Thursday, May 19, 2005

Time to Retire the Filibuster

Read this editorial.
One unpleasant and unforeseen consequence has been to make the filibuster easy to invoke and painless to pursue. Once a rarely used tactic reserved for issues on which senators held passionate convictions, the filibuster has become the tool of the sore loser, dooming any measure that cannot command the 60 required votes.
Read all the way down to the punch line.

Action Alert

That wacky Alan Keyes has a pretty good idea. He's using txtmob to organize calling the Senate at the moment Frist pushes the button on the Constitutional Option.
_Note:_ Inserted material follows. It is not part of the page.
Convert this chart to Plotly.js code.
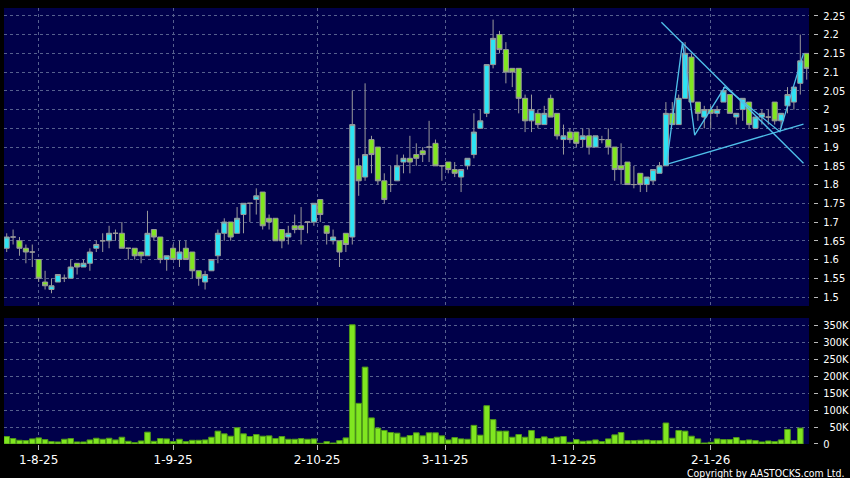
<!DOCTYPE html>
<html>
<head>
<meta charset="utf-8">
<script src="https://cdn.plot.ly/plotly-3.0.1.min.js"></script>
<style>
html,body{margin:0;padding:0;background:#000;}
#chart{width:850px;height:478px;}
</style>
</head>
<body>
<div id="chart"></div>
<script>
// ---- Data ----
const opens = [1.63,1.66,1.65,1.63,1.62,1.60,1.54,1.52,1.54,1.55,
1.55,1.59,1.58,1.59,1.63,1.65,1.65,1.67,1.67,1.63,
1.63,1.62,1.61,1.68,1.66,1.60,1.63,1.60,1.63,1.62,
1.57,1.54,1.57,1.61,1.67,1.70,1.67,1.72,1.75,1.76,
1.78,1.71,1.71,1.68,1.66,1.69,1.69,1.70,1.70,1.76,
1.69,1.65,1.65,1.67,1.66,1.85,1.82,1.92,1.90,1.81,
1.80,1.81,1.86,1.87,1.88,1.89,1.90,1.91,1.85,1.86,
1.84,1.82,1.85,1.88,1.95,1.99,2.12,2.20,2.16,2.11,
2.11,2.03,1.97,1.99,1.96,2.03,1.99,1.92,1.94,1.94,
1.92,1.93,1.90,1.92,1.92,1.90,1.85,1.86,1.80,1.83,
1.80,1.81,1.83,1.85,1.99,1.96,2.03,2.14,2.02,1.98,
2.00,1.99,2.02,2.04,1.98,2.00,2.02,1.95,1.98,1.98,
2.02,1.97,2.01,2.02,2.07,2.15];
const highs = [1.67,1.68,1.66,1.64,1.64,1.60,1.57,1.55,1.56,1.56,
1.60,1.59,1.60,1.63,1.65,1.67,1.69,1.68,1.70,1.63,
1.63,1.62,1.73,1.68,1.66,1.61,1.64,1.65,1.65,1.62,
1.57,1.57,1.60,1.68,1.71,1.70,1.74,1.75,1.75,1.79,
1.78,1.72,1.71,1.68,1.69,1.72,1.74,1.70,1.75,1.76,
1.69,1.68,1.65,1.67,2.05,1.87,2.07,1.93,1.90,1.83,
1.85,1.88,1.88,1.93,1.91,1.90,1.97,1.92,1.85,1.86,
1.86,1.84,1.87,1.99,2.00,2.12,2.24,2.21,2.18,2.11,
2.11,2.04,2.04,2.00,2.01,2.04,1.99,1.96,1.95,1.94,
1.95,1.95,1.93,1.93,1.95,1.90,1.91,1.86,1.85,1.83,
1.82,1.84,1.86,2.02,2.02,2.04,2.18,2.15,2.02,2.01,
2.01,2.01,2.06,2.04,1.99,2.03,2.02,1.98,2.00,2.00,
2.02,1.99,2.06,2.06,2.20,2.15];
const lows = [1.62,1.64,1.61,1.59,1.58,1.54,1.52,1.51,1.54,1.54,
1.55,1.56,1.58,1.57,1.62,1.62,1.63,1.65,1.63,1.60,
1.60,1.59,1.61,1.65,1.59,1.57,1.60,1.58,1.60,1.55,
1.53,1.52,1.57,1.59,1.65,1.65,1.67,1.67,1.70,1.72,
1.68,1.68,1.65,1.63,1.64,1.67,1.64,1.67,1.69,1.70,
1.64,1.64,1.58,1.62,1.64,1.77,1.81,1.83,1.80,1.75,
1.78,1.81,1.83,1.83,1.85,1.86,1.86,1.85,1.81,1.83,
1.82,1.78,1.84,1.87,1.95,1.98,2.11,2.15,2.07,2.06,
1.99,1.94,1.94,1.95,1.96,1.98,1.92,1.88,1.91,1.90,
1.90,1.88,1.90,1.91,1.88,1.81,1.80,1.80,1.79,1.78,
1.78,1.80,1.83,1.85,1.96,1.96,2.03,2.02,1.97,1.95,
1.95,1.98,2.02,1.99,1.96,1.97,1.95,1.95,1.96,1.96,
1.96,1.95,1.99,2.00,2.04,2.08];
const closes = [1.66,1.66,1.63,1.62,1.62,1.55,1.53,1.53,1.56,1.55,
1.58,1.58,1.59,1.62,1.64,1.65,1.67,1.67,1.63,1.63,
1.61,1.61,1.67,1.66,1.60,1.61,1.60,1.62,1.60,1.57,
1.55,1.56,1.60,1.67,1.70,1.66,1.71,1.75,1.75,1.77,
1.69,1.70,1.65,1.65,1.67,1.68,1.68,1.70,1.75,1.72,
1.67,1.66,1.62,1.64,1.96,1.81,1.88,1.88,1.81,1.76,
1.80,1.85,1.87,1.86,1.87,1.88,1.90,1.85,1.85,1.84,
1.83,1.84,1.87,1.94,1.97,2.12,2.19,2.16,2.10,2.10,
2.03,1.97,2.00,1.96,1.99,1.98,1.93,1.93,1.92,1.91,
1.93,1.90,1.93,1.92,1.90,1.84,1.84,1.80,1.80,1.80,
1.82,1.84,1.85,1.99,1.96,2.03,2.15,2.02,1.99,2.00,
1.99,2.00,2.05,1.99,1.99,2.03,1.96,1.98,1.99,1.98,
1.97,1.99,2.04,2.06,2.13,2.11];
const volumes = [22000,16000,11000,10000,15000,18000,13000,7000,6000,14000,
16000,6000,6000,12000,17000,14000,17000,12000,20000,8000,
4000,9000,35000,8000,16000,15000,7000,14000,7000,11000,
11000,12000,20000,38000,30000,23000,48000,30000,22000,28000,
23000,24000,16000,22000,14000,14000,16000,14000,15000,2000,
7000,3000,10000,18000,352000,120000,227000,77000,47000,40000,
34000,32000,20000,25000,33000,24000,33000,33000,24000,12000,
19000,15000,14000,55000,26000,113000,72000,38000,38000,20000,
28000,20000,40000,16000,21000,16000,20000,22000,5000,13000,
8000,9000,12000,7000,15000,27000,34000,10000,10000,11000,
12000,10000,10000,62000,17000,40000,38000,23000,15000,3000,
5000,15000,13000,13000,19000,10000,12000,10000,6000,9000,
7000,12000,43000,10000,47000,null];
const tickIndex = [5, 26, 48.5, 68.5, 88.5, 110];
const tickLabels = ["1-8-25","1-9-25","2-10-25","3-11-25","1-12-25","2-1-26"];
const priceTicks = [1.5,1.55,1.6,1.65,1.7,1.75,1.8,1.85,1.9,1.95,2,2.05,2.1,2.15,2.2,2.25];
const volTicks = [0,50000,100000,150000,200000,250000,300000,350000];
const volTickLabels = ["0","\u200750K","100K","150K","200K","250K","300K","350K"];
// user-drawn lines on the chart
const trendDownX = [102.3, 124.5], trendDownY = [2.233, 1.857];
const trendUpX = [103.1, 124.5], trendUpY = [1.854, 1.961];
const zigX = [103.1, 105.6, 107.5, 112.2, 120.8, 124.5];
const zigY = [1.854, 2.180, 1.932, 2.060, 1.941, 2.150];

const idx = closes.map((_, i) => i);

const NAVY = '#00004a';
const GRID = '#56608e';
const CYAN = '#2de4f4';
const GREEN = '#80e620';
const WICK = '#9a9a9a';
const LINE = '#4fc0ea';
const FONT_C = 'DejaVu Sans Condensed, DejaVu Sans, sans-serif';
const FONT = 'DejaVu Sans, sans-serif';

const traces = [
  {type:'candlestick', x: idx, open: opens, high: highs, low: lows, close: closes,
   xaxis:'x', yaxis:'y',
   increasing:{fillcolor: CYAN, line:{color: WICK, width:1}},
   decreasing:{fillcolor: GREEN, line:{color: WICK, width:1}},
   whiskerwidth: 0, hoverinfo:'skip'},
  {type:'bar', x: idx, y: volumes, xaxis:'x', yaxis:'y2',
   marker:{color: GREEN, line:{color:'#4f9a18', width:1}}, hoverinfo:'skip'},
  {type:'scatter', mode:'lines', x: trendDownX, y: trendDownY, xaxis:'x', yaxis:'y',
   line:{color: LINE, width:1.3}, hoverinfo:'skip'},
  {type:'scatter', mode:'lines', x: trendUpX, y: trendUpY, xaxis:'x', yaxis:'y',
   line:{color: LINE, width:1.3}, hoverinfo:'skip'},
  {type:'scatter', mode:'lines', x: zigX, y: zigY, xaxis:'x', yaxis:'y',
   line:{color: LINE, width:1.3}, hoverinfo:'skip'}
];

const layout = {
  width: 850, height: 478,
  margin: {l:4, r:37, t:8, b:34},
  paper_bgcolor: '#000000',
  plot_bgcolor: NAVY,
  showlegend: false,
  boxgap: 0.12,
  boxgroupgap: 0.1,
  bargap: 0.12,
  font: {family: FONT, color:'#ffffff', size: 12},
  xaxis: {
    domain: [0, 805/809],
    anchor: 'y2',
    range: [-0.42, 125.36],
    rangeslider: {visible:false},
    tickvals: tickIndex, ticktext: tickLabels,
    ticks: 'outside', ticklen: 5, tickcolor: '#bbbbbb',
    showgrid: true, gridcolor: GRID, griddash: '3px,3px', gridwidth: 1,
    zeroline: false, showline: false,
    tickfont: {family: FONT, size: 12, color:'#ffffff'}
  },
  yaxis: {
    domain: [0.3165, 1],
    anchor: 'free', position: 1, side: 'right',
    range: [1.476, 2.271],
    tickvals: priceTicks,
    ticks: 'outside', ticklen: 4, tickcolor: '#bbbbbb',
    ticklabelstandoff: 3,
    showgrid: true, gridcolor: GRID, griddash: '3px,3px', gridwidth: 1,
    zeroline: false, showline: false,
    tickfont: {family: FONT_C, size: 11, color:'#ffffff'}
  },
  yaxis2: {
    domain: [0, 0.289],
    anchor: 'free', position: 1, side: 'right',
    range: [0, 372000],
    tickvals: volTicks, ticktext: volTickLabels,
    ticks: 'outside', ticklen: 4, tickcolor: '#bbbbbb',
    ticklabelstandoff: 3,
    showgrid: true, gridcolor: GRID, griddash: '3px,3px', gridwidth: 1,
    zeroline: false, showline: false,
    tickfont: {family: FONT_C, size: 11, color:'#ffffff'}
  },
  annotations: [{
    text: 'Copyright by AASTOCKS.com Ltd.',
    xref: 'paper', yref: 'paper', x: 1, xshift: 33, xanchor: 'right',
    y: -0.066, yanchor: 'middle', showarrow: false,
    font: {family: FONT_C, size: 10.4, color:'#ffffff'}
  }]
};

Plotly.newPlot('chart', traces, layout, {staticPlot: true, displayModeBar: false});
</script>
</body>
</html>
If your mobile phone supports SMS text messages, here's what to do:

Go to http://www.txtmob.com/

Click on the right to "Login".

If you've used the txtmob.com service in the past,
enter your "User Name" and "Password" to log in;
otherwise, create a "User Name" and follow the
steps to register your cell phone with the txtmob
service.

Once you've logged in, click "Join more groups".

At the very top you'll see the "****RightMarch"
group -- check the box beside it, then scroll down
to the very bottom and click "Submit".
Note that txtmob is free. (I'm still trying to figure out the business model.) Keyes' organization will also send an email, which I'll forward to those of you on my VRWC list.

Do I think there's a snowball's chance in hell that either of my senators will vote to end these unconstitutional filibusters? The answer must be here somewhere. But I can at least make them feel the heat.